### [WRITTEN INSTRUCTION]
Do not copy the pictures. Write out the lines from the start of the entries through the line containing "-29, -33, -36];".
BEGIN DATA IN THIS EXERCISE
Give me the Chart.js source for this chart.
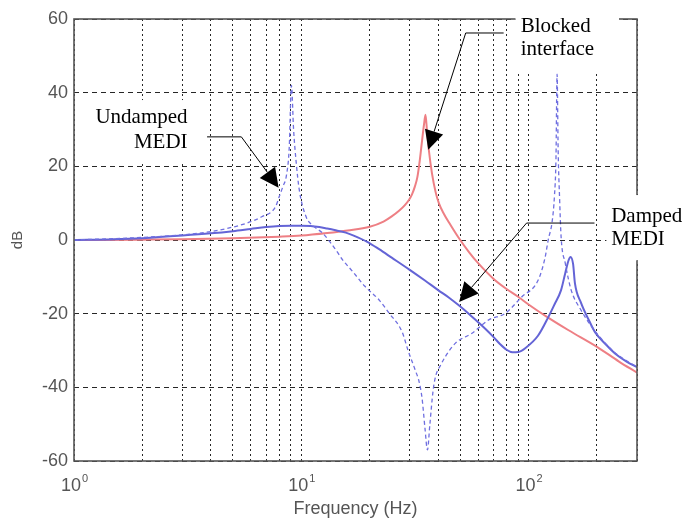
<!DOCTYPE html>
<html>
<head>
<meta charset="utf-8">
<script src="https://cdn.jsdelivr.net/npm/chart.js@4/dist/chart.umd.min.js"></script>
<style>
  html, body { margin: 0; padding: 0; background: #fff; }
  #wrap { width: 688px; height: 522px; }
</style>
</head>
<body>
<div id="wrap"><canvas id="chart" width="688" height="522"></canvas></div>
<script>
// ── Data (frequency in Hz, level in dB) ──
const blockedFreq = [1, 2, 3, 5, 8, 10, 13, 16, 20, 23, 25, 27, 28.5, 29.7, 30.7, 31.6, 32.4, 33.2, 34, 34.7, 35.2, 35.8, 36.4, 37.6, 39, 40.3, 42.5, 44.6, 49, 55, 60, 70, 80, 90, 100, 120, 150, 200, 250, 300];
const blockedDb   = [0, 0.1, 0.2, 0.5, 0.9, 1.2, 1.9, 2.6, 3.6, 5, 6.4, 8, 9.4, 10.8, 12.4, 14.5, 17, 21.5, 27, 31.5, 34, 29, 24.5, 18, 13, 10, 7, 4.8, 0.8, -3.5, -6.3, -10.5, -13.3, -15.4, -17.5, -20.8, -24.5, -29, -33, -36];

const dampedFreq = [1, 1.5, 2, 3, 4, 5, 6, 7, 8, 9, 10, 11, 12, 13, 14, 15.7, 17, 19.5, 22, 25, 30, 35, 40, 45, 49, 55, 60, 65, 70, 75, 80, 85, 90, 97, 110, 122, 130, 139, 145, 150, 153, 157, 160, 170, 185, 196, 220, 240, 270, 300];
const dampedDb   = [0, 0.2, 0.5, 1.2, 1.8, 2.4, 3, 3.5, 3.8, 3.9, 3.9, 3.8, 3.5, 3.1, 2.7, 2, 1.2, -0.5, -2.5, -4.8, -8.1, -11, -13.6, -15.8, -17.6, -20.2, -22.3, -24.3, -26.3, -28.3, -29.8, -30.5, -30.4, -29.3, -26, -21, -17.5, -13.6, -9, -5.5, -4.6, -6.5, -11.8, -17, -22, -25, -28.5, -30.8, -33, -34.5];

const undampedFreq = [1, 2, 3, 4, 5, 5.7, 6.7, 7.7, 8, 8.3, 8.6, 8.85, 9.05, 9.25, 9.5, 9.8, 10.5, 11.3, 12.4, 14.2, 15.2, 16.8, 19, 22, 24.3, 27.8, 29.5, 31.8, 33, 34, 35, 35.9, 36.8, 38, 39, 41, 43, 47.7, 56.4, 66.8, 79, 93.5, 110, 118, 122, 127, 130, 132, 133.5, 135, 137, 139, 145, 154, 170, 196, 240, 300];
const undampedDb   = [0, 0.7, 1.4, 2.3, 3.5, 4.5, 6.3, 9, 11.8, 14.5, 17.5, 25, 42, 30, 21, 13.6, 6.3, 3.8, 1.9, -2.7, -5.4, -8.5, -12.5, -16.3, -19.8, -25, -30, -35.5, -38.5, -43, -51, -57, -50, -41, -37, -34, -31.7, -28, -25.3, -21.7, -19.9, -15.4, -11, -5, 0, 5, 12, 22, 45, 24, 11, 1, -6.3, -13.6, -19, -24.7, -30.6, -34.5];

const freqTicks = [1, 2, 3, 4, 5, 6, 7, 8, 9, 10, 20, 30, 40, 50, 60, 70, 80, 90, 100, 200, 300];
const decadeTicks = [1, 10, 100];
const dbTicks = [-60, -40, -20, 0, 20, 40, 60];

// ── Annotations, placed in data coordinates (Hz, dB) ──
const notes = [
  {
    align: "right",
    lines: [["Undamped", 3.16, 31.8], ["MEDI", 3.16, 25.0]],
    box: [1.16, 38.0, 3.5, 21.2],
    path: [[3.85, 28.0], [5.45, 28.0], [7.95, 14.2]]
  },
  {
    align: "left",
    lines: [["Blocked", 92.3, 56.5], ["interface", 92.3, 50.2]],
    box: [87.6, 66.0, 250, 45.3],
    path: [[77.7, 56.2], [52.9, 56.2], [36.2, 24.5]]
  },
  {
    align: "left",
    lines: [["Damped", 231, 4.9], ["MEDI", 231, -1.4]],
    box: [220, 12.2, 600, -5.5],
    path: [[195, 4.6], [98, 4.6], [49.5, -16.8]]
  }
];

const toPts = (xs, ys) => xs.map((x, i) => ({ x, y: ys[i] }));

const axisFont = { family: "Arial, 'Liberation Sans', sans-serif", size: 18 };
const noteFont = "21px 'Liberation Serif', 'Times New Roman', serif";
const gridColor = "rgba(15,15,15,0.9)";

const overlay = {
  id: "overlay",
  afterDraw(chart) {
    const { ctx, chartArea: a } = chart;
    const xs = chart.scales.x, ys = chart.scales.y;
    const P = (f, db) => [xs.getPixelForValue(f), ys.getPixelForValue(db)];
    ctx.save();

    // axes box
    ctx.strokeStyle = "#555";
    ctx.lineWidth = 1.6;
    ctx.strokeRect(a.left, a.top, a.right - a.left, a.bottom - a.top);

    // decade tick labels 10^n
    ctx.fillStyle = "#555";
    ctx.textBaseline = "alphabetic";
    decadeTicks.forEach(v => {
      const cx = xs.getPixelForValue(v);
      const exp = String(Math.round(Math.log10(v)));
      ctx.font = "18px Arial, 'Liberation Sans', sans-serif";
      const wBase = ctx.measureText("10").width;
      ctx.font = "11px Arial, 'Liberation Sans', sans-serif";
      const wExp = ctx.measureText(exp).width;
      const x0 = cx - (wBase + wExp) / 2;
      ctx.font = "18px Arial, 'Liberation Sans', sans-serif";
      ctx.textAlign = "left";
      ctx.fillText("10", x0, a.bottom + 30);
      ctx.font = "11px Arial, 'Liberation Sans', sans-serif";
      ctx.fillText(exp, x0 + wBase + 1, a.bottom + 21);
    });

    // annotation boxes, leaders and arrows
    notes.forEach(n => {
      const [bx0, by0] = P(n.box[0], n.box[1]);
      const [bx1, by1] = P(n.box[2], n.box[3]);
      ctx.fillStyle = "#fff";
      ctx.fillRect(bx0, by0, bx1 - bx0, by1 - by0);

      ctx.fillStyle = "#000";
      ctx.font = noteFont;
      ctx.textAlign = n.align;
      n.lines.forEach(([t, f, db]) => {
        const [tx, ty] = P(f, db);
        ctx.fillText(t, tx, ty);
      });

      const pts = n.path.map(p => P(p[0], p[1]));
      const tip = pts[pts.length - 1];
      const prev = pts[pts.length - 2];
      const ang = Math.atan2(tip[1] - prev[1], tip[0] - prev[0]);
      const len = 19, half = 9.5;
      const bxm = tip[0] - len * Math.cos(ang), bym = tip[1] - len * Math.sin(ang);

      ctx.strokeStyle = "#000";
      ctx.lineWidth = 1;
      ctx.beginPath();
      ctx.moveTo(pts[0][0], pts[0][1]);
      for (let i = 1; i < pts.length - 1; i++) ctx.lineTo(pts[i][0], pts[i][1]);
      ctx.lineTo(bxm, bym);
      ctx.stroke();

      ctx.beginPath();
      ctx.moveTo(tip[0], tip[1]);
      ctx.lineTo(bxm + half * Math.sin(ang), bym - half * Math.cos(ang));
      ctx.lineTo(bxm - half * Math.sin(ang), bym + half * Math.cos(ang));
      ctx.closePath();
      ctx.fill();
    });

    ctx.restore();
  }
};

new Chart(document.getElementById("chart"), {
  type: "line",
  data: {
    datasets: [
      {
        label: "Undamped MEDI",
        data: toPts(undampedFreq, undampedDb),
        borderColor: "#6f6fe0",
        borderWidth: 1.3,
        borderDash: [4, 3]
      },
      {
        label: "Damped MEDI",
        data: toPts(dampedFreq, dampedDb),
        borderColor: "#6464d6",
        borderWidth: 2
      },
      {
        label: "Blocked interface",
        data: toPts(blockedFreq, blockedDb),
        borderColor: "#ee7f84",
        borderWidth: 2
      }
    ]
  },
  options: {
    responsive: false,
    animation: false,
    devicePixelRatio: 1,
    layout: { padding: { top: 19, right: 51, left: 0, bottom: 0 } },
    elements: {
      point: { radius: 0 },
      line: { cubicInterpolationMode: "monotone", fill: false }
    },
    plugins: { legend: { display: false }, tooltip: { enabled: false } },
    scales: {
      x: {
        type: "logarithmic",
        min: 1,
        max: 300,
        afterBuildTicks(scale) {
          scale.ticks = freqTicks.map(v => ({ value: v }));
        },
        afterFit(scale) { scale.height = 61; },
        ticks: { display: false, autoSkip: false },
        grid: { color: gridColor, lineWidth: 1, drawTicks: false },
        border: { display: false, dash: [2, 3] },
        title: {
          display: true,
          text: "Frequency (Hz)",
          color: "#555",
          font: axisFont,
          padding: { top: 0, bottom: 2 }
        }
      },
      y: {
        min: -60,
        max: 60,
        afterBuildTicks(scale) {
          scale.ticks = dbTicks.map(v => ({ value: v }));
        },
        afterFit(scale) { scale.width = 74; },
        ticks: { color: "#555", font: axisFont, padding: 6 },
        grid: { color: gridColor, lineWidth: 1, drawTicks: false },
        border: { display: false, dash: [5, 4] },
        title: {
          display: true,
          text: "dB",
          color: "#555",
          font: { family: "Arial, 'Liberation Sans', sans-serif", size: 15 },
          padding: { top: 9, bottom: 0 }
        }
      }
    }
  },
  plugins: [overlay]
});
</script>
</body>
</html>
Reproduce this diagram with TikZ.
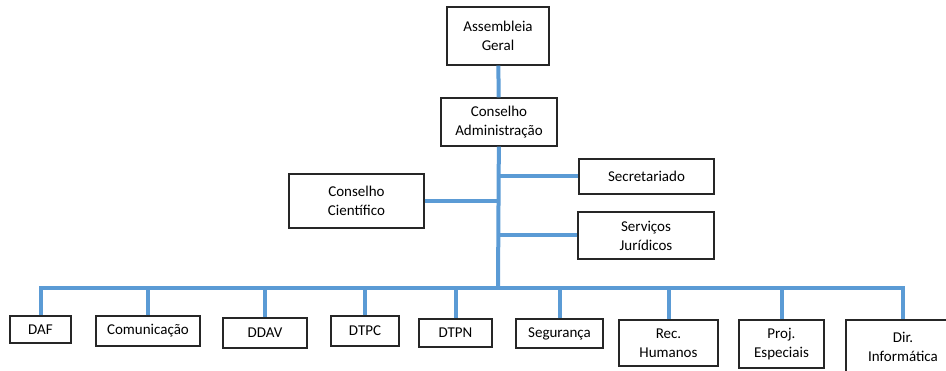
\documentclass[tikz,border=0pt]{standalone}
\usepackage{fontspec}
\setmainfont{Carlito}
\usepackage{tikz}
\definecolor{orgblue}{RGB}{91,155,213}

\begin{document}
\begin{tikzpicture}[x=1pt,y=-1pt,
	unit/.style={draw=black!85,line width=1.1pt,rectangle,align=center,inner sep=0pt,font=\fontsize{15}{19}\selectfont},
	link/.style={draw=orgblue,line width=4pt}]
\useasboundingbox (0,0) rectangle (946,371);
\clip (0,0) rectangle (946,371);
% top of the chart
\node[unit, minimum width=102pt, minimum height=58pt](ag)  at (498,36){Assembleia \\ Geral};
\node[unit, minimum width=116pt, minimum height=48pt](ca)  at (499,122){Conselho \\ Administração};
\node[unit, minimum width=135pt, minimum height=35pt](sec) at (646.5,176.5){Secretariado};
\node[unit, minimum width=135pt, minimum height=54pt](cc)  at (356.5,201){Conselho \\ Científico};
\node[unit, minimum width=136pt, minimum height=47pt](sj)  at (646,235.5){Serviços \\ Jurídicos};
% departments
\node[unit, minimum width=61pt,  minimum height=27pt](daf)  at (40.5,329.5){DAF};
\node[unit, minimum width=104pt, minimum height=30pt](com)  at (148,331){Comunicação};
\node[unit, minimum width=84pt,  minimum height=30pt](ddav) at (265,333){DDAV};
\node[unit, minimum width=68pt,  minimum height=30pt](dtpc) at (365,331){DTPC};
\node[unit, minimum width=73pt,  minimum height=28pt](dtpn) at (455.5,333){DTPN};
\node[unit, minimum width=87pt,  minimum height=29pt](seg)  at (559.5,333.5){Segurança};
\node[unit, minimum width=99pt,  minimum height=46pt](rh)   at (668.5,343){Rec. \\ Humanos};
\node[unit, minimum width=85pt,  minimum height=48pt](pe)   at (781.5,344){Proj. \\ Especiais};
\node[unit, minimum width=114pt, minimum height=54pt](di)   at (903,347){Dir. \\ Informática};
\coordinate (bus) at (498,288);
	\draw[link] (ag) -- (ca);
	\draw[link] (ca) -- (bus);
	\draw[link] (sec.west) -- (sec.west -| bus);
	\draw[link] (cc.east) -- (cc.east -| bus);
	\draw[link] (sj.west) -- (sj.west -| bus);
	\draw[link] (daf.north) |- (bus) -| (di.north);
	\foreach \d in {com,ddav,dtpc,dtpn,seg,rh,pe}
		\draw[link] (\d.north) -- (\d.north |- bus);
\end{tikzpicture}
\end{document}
END DATA IN THIS EXERCISE
### [RESULT FOR THIS TASK]
Give me the Chart.js source for this chart.
<!DOCTYPE html>
<html>
<head>
<meta charset="utf-8">
<script src="https://cdn.jsdelivr.net/npm/chart.js@4/dist/chart.umd.min.js"></script>
<style>
  html, body { margin: 0; padding: 0; background: #fff; }
  #wrap { width: 688px; height: 522px; }
</style>
</head>
<body>
<div id="wrap"><canvas id="chart" width="688" height="522"></canvas></div>
<script>
// ── Data (frequency in Hz, level in dB) ──
const blockedFreq = [1, 2, 3, 5, 8, 10, 13, 16, 20, 23, 25, 27, 28.5, 29.7, 30.7, 31.6, 32.4, 33.2, 34, 34.7, 35.2, 35.8, 36.4, 37.6, 39, 40.3, 42.5, 44.6, 49, 55, 60, 70, 80, 90, 100, 120, 150, 200, 250, 300];
const blockedDb   = [0, 0.1, 0.2, 0.5, 0.9, 1.2, 1.9, 2.6, 3.6, 5, 6.4, 8, 9.4, 10.8, 12.4, 14.5, 17, 21.5, 27, 31.5, 34, 29, 24.5, 18, 13, 10, 7, 4.8, 0.8, -3.5, -6.3, -10.5, -13.3, -15.4, -17.5, -20.8, -24.5, -29, -33, -36];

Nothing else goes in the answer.